Commercial Real Estate Decline May be Slowing

Commercial Real Estate Decline May be Slowing

The Wichita Eagle

The commercial sector, battered by tight credit, unemployment and slowing consumer spending, is leveling off, according to a study from the National Association of Realtors released last week.

The Commercial Leading Indicator for Brokerage Activity declined 1.3 percent to an index of 101.5 in the second quarter.

The index is down 13.7 percent under the 117.6 reading recorded in the second quarter of 2008 and is at its lowest level since the first quarter of 1994.

Lawrence Yun, NAR’s chief economist, said in a statement that the decline means business opportunities in leasing, sales and property management are drying up with no rebound expected through at least the first quarter of 2010.

And it could be that long before some sectors of the Wichita commercial market rebound, local analysts said.

But commercial supply doesn’t outstrip demand as much in Wichita, said Steve Martens, president of Grubb & Ellis/Martens Commercial Group.

“Nationally, many markets were overbuilt, commercial real estate in general,” Martens said. “A lot of that was driven by Wall Street money in most of the major metropolitan markets.

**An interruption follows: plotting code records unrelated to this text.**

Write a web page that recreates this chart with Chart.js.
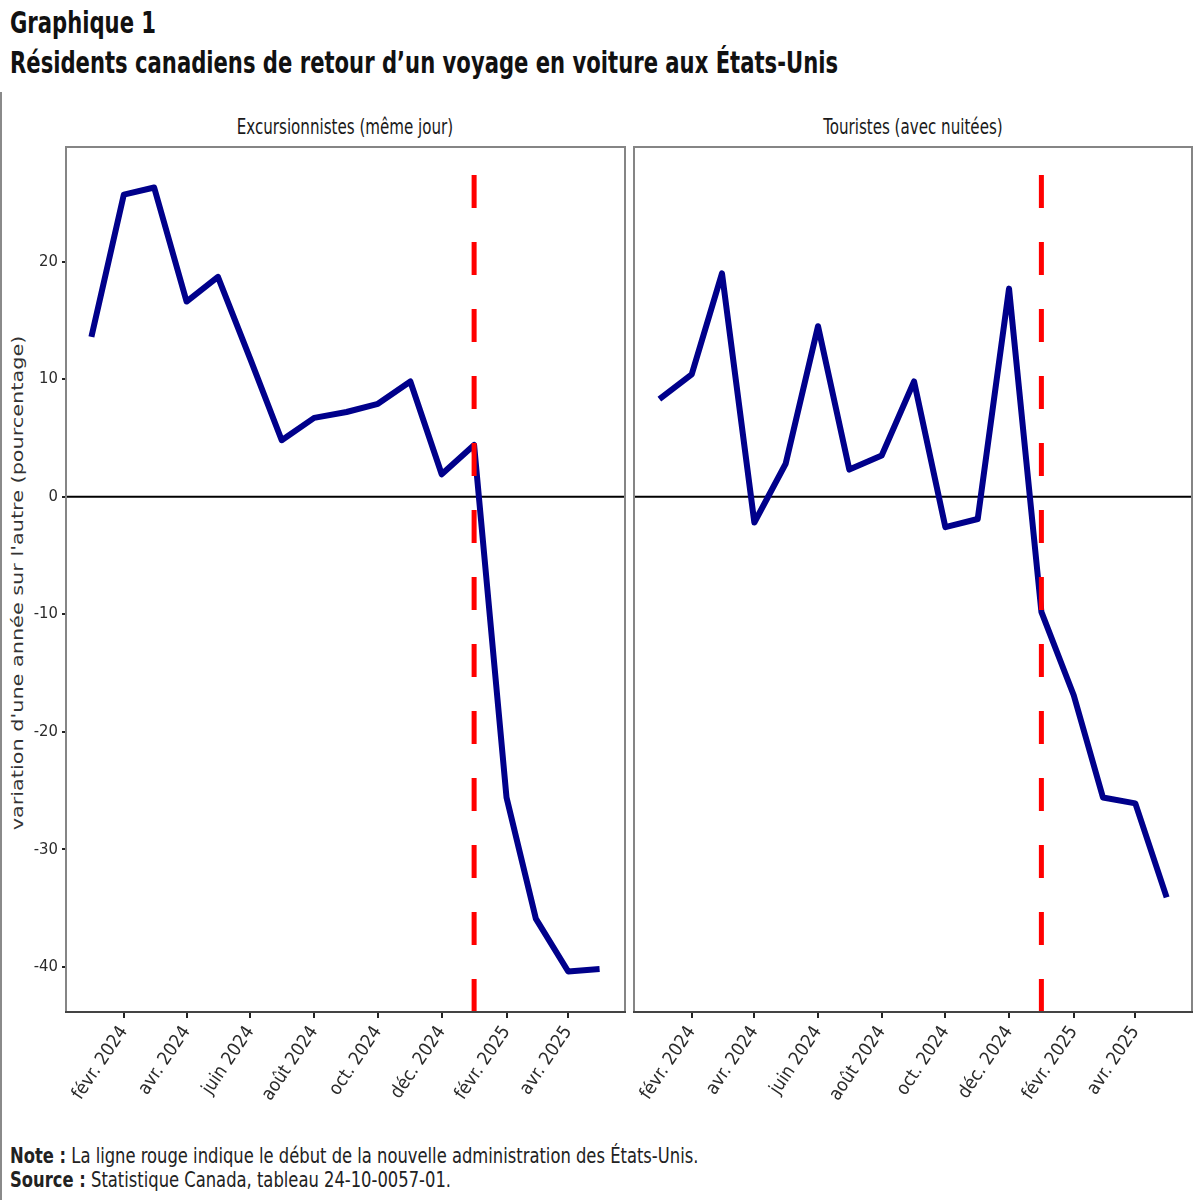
<!DOCTYPE html>
<html lang="fr">
<head>
<meta charset="utf-8">
<script src="https://cdn.jsdelivr.net/npm/chart.js@4"></script>
<style>
  html, body { margin: 0; padding: 0; background: #fff; }
  body { width: 1200px; height: 1200px; position: relative; overflow: hidden;
         font-family: 'DejaVu Sans Condensed', 'DejaVu Sans', sans-serif; font-stretch: condensed; }
  .abs { position: absolute; white-space: nowrap; }
  .title { left: 10px; font-weight: bold; font-size: 23.5px; line-height: 28px; color: #111;
           transform: scaleY(1.3); transform-origin: 0 0; }
  .strip { top: 127px; font-size: 16.8px; line-height: 1; color: #1a1a1a;
           transform: translate(-50%, -50%) scaleY(1.25); }
  #ytitle { left: 18px; top: 583px; font-family: 'DejaVu Sans', sans-serif; font-stretch: normal;
            font-size: 16px; line-height: 1; color: #333;
            transform: translate(-50%, -50%) scaleY(1.3) rotate(-90deg); }
  .note { left: 10px; font-size: 18.2px; line-height: 1; color: #222;
          transform: translateY(-50%) scaleY(1.12); transform-origin: 0 50%; }
  #leftbar { left: 0; top: 92px; width: 2px; height: 1108px; background: #8a8a8a; }
  canvas { position: absolute; top: 0; }
</style>
</head>
<body>
<div class="abs title" style="top:3.5px">Graphique 1</div>
<div class="abs title" style="top:43.5px">Résidents canadiens de retour d’un voyage en voiture aux États-Unis</div>
<div id="leftbar" class="abs"></div>
<div id="strip1" class="abs strip" style="left:345px"></div>
<div id="strip2" class="abs strip" style="left:913px"></div>
<div id="ytitle" class="abs">variation d'une année sur l'autre (pourcentage)</div>
<div class="abs note" style="top:1156px"><b>Note :</b> La ligne rouge indique le début de la nouvelle administration des États-Unis.</div>
<div class="abs note" style="top:1180px"><b>Source :</b> Statistique Canada, tableau 24-10-0057-01.</div>
<canvas id="c1" width="640" height="1140" style="left:0"></canvas>
<canvas id="c2" width="600" height="1140" style="left:600px"></canvas>
<script>
// ---- Data ----
const months = ['2024-01','2024-02','2024-03','2024-04','2024-05','2024-06','2024-07','2024-08',
                '2024-09','2024-10','2024-11','2024-12','2025-01','2025-02','2025-03','2025-04','2025-05'];
const excursionnistes = [13.6, 25.7, 26.3, 16.6, 18.7, 11.7, 4.8, 6.7, 7.2, 7.9, 9.8, 1.9, 4.4, -25.6, -35.9, -40.4, -40.2];
const touristes = [8.3, 10.4, 19.0, -2.2, 2.8, 14.5, 2.3, 3.5, 9.8, -2.6, -1.9, 17.7, -9.8, -16.9, -25.6, -26.1, -34.1];
const panelTitles = ['Excursionnistes (même jour)', 'Touristes (avec nuitées)'];
const xTickMonths = ['2024-02','2024-04','2024-06','2024-08','2024-10','2024-12','2025-02','2025-04'];
const xTickLabels = ['févr. 2024','avr. 2024','juin 2024','août 2024','oct. 2024','déc. 2024','févr. 2025','avr. 2025'];
const yTicks = [-40, -30, -20, -10, 0, 10, 20];
const eventMonth = '2025-01';   // début de la nouvelle administration
const yMin = -43.85, yMax = 29.75;

document.getElementById('strip1').textContent = panelTitles[0];
document.getElementById('strip2').textContent = panelTitles[1];

// ---- helpers ----
const origin = Date.UTC(2024, 0, 1);
function dayOf(m) { const [y, mo] = m.split('-').map(Number); return (Date.UTC(y, mo - 1, 1) - origin) / 86400000; }
const xFirst = dayOf(months[0]), xLast = dayOf(months[months.length - 1]);
const xPad = (xLast - xFirst) * 0.05;

const FONT = "'DejaVu Sans Condensed', 'DejaVu Sans', sans-serif";
Chart.defaults.font.family = FONT;

const panelPlugin = {
  id: 'panel',
  beforeDatasetsDraw(chart) {
    const { ctx, chartArea: a, scales: { y } } = chart;
    ctx.save();
    ctx.strokeStyle = '#000'; ctx.lineWidth = 2;
    const y0 = y.getPixelForValue(0);
    ctx.beginPath(); ctx.moveTo(a.left, y0); ctx.lineTo(a.right, y0); ctx.stroke();
    ctx.restore();
  },
  afterDatasetsDraw(chart) {
    const { ctx, chartArea: a, scales: { x } } = chart;
    ctx.save();
    const xv = x.getPixelForValue(dayOf(eventMonth));
    ctx.strokeStyle = '#ff0000'; ctx.lineWidth = 5; ctx.setLineDash([33, 34]);
    ctx.beginPath(); ctx.moveTo(xv, a.bottom); ctx.lineTo(xv, a.top); ctx.stroke();
    ctx.setLineDash([]);
    ctx.strokeStyle = '#858585'; ctx.lineWidth = 2;
    ctx.strokeRect(a.left, a.top, a.right - a.left, a.bottom - a.top);
    ctx.strokeStyle = '#444';
    ctx.beginPath(); ctx.moveTo(a.left - 1, a.bottom); ctx.lineTo(a.right + 1, a.bottom); ctx.stroke();
    ctx.restore();
  }
};

function makeChart(id, values, showY, yWidth, padding) {
  return new Chart(document.getElementById(id), {
    type: 'line',
    data: {
      datasets: [{
        data: months.map((m, i) => ({ x: dayOf(m), y: values[i] })),
        borderColor: '#00008b', borderWidth: 6, pointRadius: 0, tension: 0,
        borderCapStyle: 'butt', borderJoinStyle: 'round', fill: false
      }]
    },
    options: {
      responsive: false, animation: false, devicePixelRatio: 1,
      layout: { padding },
      plugins: { legend: { display: false }, tooltip: { enabled: false }, title: { display: false } },
      scales: {
        x: {
          type: 'linear', min: xFirst - xPad, max: xLast + xPad,
          afterBuildTicks: (s) => { s.ticks = xTickMonths.map(m => ({ value: dayOf(m) })); },
          afterFit: (s) => { s.height = 128; },
          ticks: { autoSkip: false, minRotation: 56, maxRotation: 56, padding: 4,
                   font: { size: 18.5, family: FONT }, color: '#2b2b2b',
                   callback: (v, i) => xTickLabels[i] },
          grid: { drawOnChartArea: false, drawTicks: true, tickLength: 6, color: '#222', lineWidth: 2 },
          border: { display: false }
        },
        y: {
          type: 'linear', min: yMin, max: yMax,
          afterBuildTicks: (s) => { s.ticks = yTicks.map(v => ({ value: v })); },
          afterFit: (s) => { s.width = yWidth; },
          ticks: { display: showY, padding: 4, font: { size: 16.5, family: FONT }, color: '#2b2b2b', callback: (v) => String(v) },
          grid: { display: showY, drawOnChartArea: false, drawTicks: showY, tickLength: 4, color: '#222', lineWidth: 2 },
          border: { display: false }
        }
      }
    },
    plugins: [panelPlugin]
  });
}

makeChart('c1', excursionnistes, true, 66, { top: 147, right: 15, bottom: 0, left: 0 });
makeChart('c2', touristes, false, 34, { top: 147, right: 8, bottom: 0, left: 0 });
</script>
</body>
</html>
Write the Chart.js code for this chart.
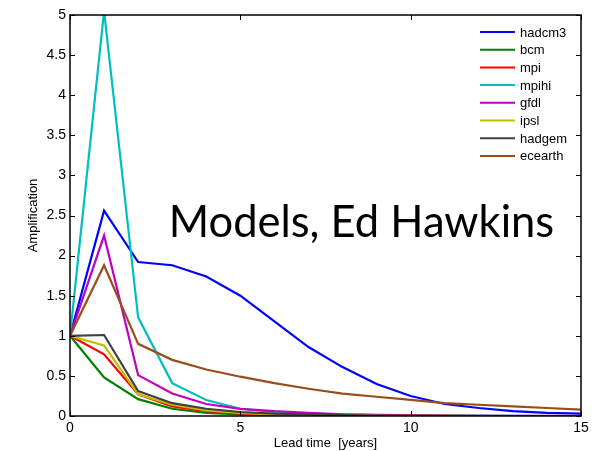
<!DOCTYPE html>
<html>
<head>
<meta charset="utf-8">
<script src="https://cdn.jsdelivr.net/npm/chart.js@4"></script>
<style>
  html, body { margin: 0; padding: 0; background: #fff; }
  #wrap { width: 597px; height: 451px; }
</style>
</head>
<body>
<div id="wrap"><canvas id="amp-chart" width="597" height="451"></canvas></div>
<script>
/* ===== Amplification vs lead time ===== */

const leadYears = [0, 1, 2, 3, 4, 5, 6, 7, 8, 9, 10, 11, 12, 13, 14, 15];
const modelNames = ['hadcm3', 'bcm', 'mpi', 'mpihi', 'gfdl', 'ipsl', 'hadgem', 'ecearth'];
const modelColors = ['#0000ff', '#008000', '#ff0000', '#00bfbf', '#bf00bf', '#bfbf00', '#404040', '#994d1a'];

const hadcm3  = [1, 2.56, 1.92, 1.88, 1.74, 1.50, 1.18, 0.86, 0.61, 0.40, 0.25, 0.15, 0.10, 0.06, 0.04, 0.03];
const bcm     = [1, 0.48, 0.21, 0.09, 0.04, 0.02, 0.01, 0.005, 0.003, 0.002, 0.001, 0, 0, 0, 0, 0];
const mpi     = [1, 0.77, 0.27, 0.12, 0.06, 0.03, 0.015, 0.01, 0.005, 0.003, 0.002, 0.001, 0, 0, 0, 0];
const mpihi   = [1, 5.05, 1.23, 0.41, 0.20, 0.09, 0.05, 0.03, 0.02, 0.01, 0.005, 0.003, 0.002, 0.001, 0, 0];
const gfdl    = [1, 2.25, 0.51, 0.28, 0.15, 0.09, 0.06, 0.04, 0.02, 0.015, 0.01, 0.005, 0.003, 0.002, 0.001, 0];
const ipsl    = [1, 0.88, 0.27, 0.14, 0.07, 0.04, 0.02, 0.01, 0.006, 0.003, 0.002, 0.001, 0, 0, 0, 0];
const hadgem  = [1, 1.01, 0.31, 0.16, 0.09, 0.05, 0.03, 0.02, 0.01, 0.006, 0.003, 0.002, 0.001, 0, 0, 0];
const ecearth = [1, 1.88, 0.90, 0.70, 0.58, 0.49, 0.41, 0.34, 0.28, 0.24, 0.20, 0.16, 0.14, 0.12, 0.10, 0.08];

const seriesValues = [hadcm3, bcm, mpi, mpihi, gfdl, ipsl, hadgem, ecearth];

const xTicks = [0, 5, 10, 15];
const yTicks = [0, 0.5, 1, 1.5, 2, 2.5, 3, 3.5, 4, 4.5, 5];

const overlayText = 'Models, Ed Hawkins';
const xTitle = 'Lead time  [years]';
const yTitle = 'Amplification';

const FONT = "'Liberation Sans', Arial, Helvetica, sans-serif";

/** Box with MATLAB-style inward ticks on all four sides */
const boxPlugin = {
  id: 'boxTicks',
  afterDatasetsDraw(chart) {
    const { ctx, chartArea: a, scales } = chart;
    const len = 5;
    ctx.save();
    ctx.strokeStyle = '#000';
    ctx.lineWidth = 1;
    ctx.beginPath();
    xTicks.forEach(v => {
      const px = Math.round(scales.x.getPixelForValue(v)) + 0.5;
      ctx.moveTo(px, a.bottom); ctx.lineTo(px, a.bottom - len);
      ctx.moveTo(px, a.top); ctx.lineTo(px, a.top + len);
    });
    yTicks.forEach(v => {
      const py = Math.round(scales.y.getPixelForValue(v)) + 0.5;
      ctx.moveTo(a.left, py); ctx.lineTo(a.left + len, py);
      ctx.moveTo(a.right, py); ctx.lineTo(a.right - len, py);
    });
    ctx.stroke();
    ctx.lineWidth = 1.5;
    ctx.strokeRect(a.left, a.top, a.right - a.left, a.bottom - a.top);
    ctx.restore();
  }
};

/** Legend drawn inside the axes, top right, no frame */
const legendPlugin = {
  id: 'innerLegend',
  afterDatasetsDraw(chart) {
    const { ctx, chartArea: a } = chart;
    const x0 = a.right - 101;
    const y0 = a.top + 17;
    const rowH = 17.7;
    ctx.save();
    ctx.font = '13px ' + FONT;
    ctx.textBaseline = 'middle';
    ctx.textAlign = 'left';
    chart.data.datasets.forEach((ds, i) => {
      const y = y0 + i * rowH;
      ctx.strokeStyle = ds.borderColor;
      ctx.lineWidth = 2;
      ctx.beginPath();
      ctx.moveTo(x0, y); ctx.lineTo(x0 + 35, y);
      ctx.stroke();
      ctx.fillStyle = '#000';
      ctx.fillText(ds.label, x0 + 40, y + 1);
    });
    ctx.restore();
  }
};

/** Big annotation text pasted over the plot */
const overlayPlugin = {
  id: 'overlayText',
  afterDraw(chart) {
    const { ctx, scales } = chart;
    ctx.save();
    ctx.font = '43.5px Lato, "Open Sans", sans-serif';
    ctx.fillStyle = '#000';
    ctx.textBaseline = 'alphabetic';
    ctx.textAlign = 'left';
    ctx.fillText(overlayText, scales.x.getPixelForValue(2.9), scales.y.getPixelForValue(2.23));
    ctx.restore();
  }
};

const datasets = modelNames.map((name, i) => ({
  label: name,
  data: leadYears.map((t, j) => ({ x: t, y: seriesValues[i][j] })),
  borderColor: modelColors[i],
  backgroundColor: modelColors[i],
  borderWidth: 2.2,
  pointRadius: 0,
  tension: 0,
  order: modelNames.length - i
}));

new Chart(document.getElementById('amp-chart').getContext('2d'), {
  type: 'line',
  data: { datasets },
  options: {
    responsive: false,
    animation: false,
    devicePixelRatio: 1,
    layout: { padding: { left: 0, right: 16, top: 15, bottom: 0 } },
    plugins: {
      legend: { display: false },
      tooltip: { enabled: false }
    },
    scales: {
      x: {
        type: 'linear',
        min: 0,
        max: 15,
        afterBuildTicks: axis => { axis.ticks = xTicks.map(v => ({ value: v })); },
        afterFit: axis => { axis.height = 35; },
        grid: { display: false, drawTicks: false, tickLength: 0 },
        border: { display: false },
        ticks: {
          color: '#000',
          font: { family: FONT, size: 14 },
          padding: 4,
          maxRotation: 0,
          callback: v => String(v)
        },
        title: {
          display: true,
          text: xTitle,
          color: '#000',
          font: { family: FONT, size: 13 },
          padding: { top: 0, bottom: 0 }
        }
      },
      y: {
        type: 'linear',
        min: 0,
        max: 5,
        afterBuildTicks: axis => { axis.ticks = yTicks.map(v => ({ value: v })); },
        afterFit: axis => { axis.width = 70; },
        grid: { display: false, drawTicks: false, tickLength: 0 },
        border: { display: false },
        ticks: {
          color: '#000',
          font: { family: FONT, size: 14 },
          padding: 4,
          callback: v => String(v)
        },
        title: {
          display: true,
          text: yTitle,
          color: '#000',
          font: { family: FONT, size: 13 },
          padding: { top: 26, bottom: 0 }
        }
      }
    }
  },
  plugins: [boxPlugin, legendPlugin, overlayPlugin]
});
</script>
</body>
</html>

“We didn’t have that Wall Street money. Our local lenders have done and continue to do a great job analyzing the loans they should make.”

Some downtown properties have remained on the market for several months, like the 100 S. Market property marketed by Marlin Penner and Don Arnold of NAI John T. Arnold in Wichita.

But with a plan to revitalize downtown nearing, interest in the downtown market has remained constant in a relatively down commercial market, Arnold said.

“The facade program helps, as does the work the Minnesota Guys are doing downtown,” he said.

Wichita commercial investor Johnny Stevens said the local market has benefited from prudent building.

“We’re not nearly as overbuilt in Wichita commercially as other cities we invest in,” said Stevens, who works with Wichita investor Steve Clark.

“You couldn’t believe the amount of retail in some of these cities compared to Wichita.”

That doesn’t mean that the Wichita market doesn’t face hurdles going forward. A refinancing crisis looms for some multi-family and office building owners.

“What we haven’t seen or felt yet in this market is the refinance impact,” Martens said.

“If you’ve bought a property, over the next six to 12 months you’re going to have to reset your mortgage, and the new terms will be a lot less favorable. It’ll require additional equity from you, and that will probably reduce the value of the property.”

But Stevens thinks refinancing will be less of an issue in the Wichita market than others.

“It won’t be a big problem, I don’t think, because most of these lenders don’t want the property back,” he said. “I just don’t see a big problem like we saw with home mortgages.”

Like the housing market, Wichita’s commercial market will rebound when layoffs end and consumer confidence returns, Martens said.

“I am concerned about the job market,” Stevens said. “We’ve demonized the aircraft business, and there’s no spokesperson asking the president or Congress to lay off. We need our public officials to speak up, from congressmen to the local officials.

“I don’t see the aircraft business coming back quickly. People are scared to spend money, and they don’t like the conspicuous consumption tag.”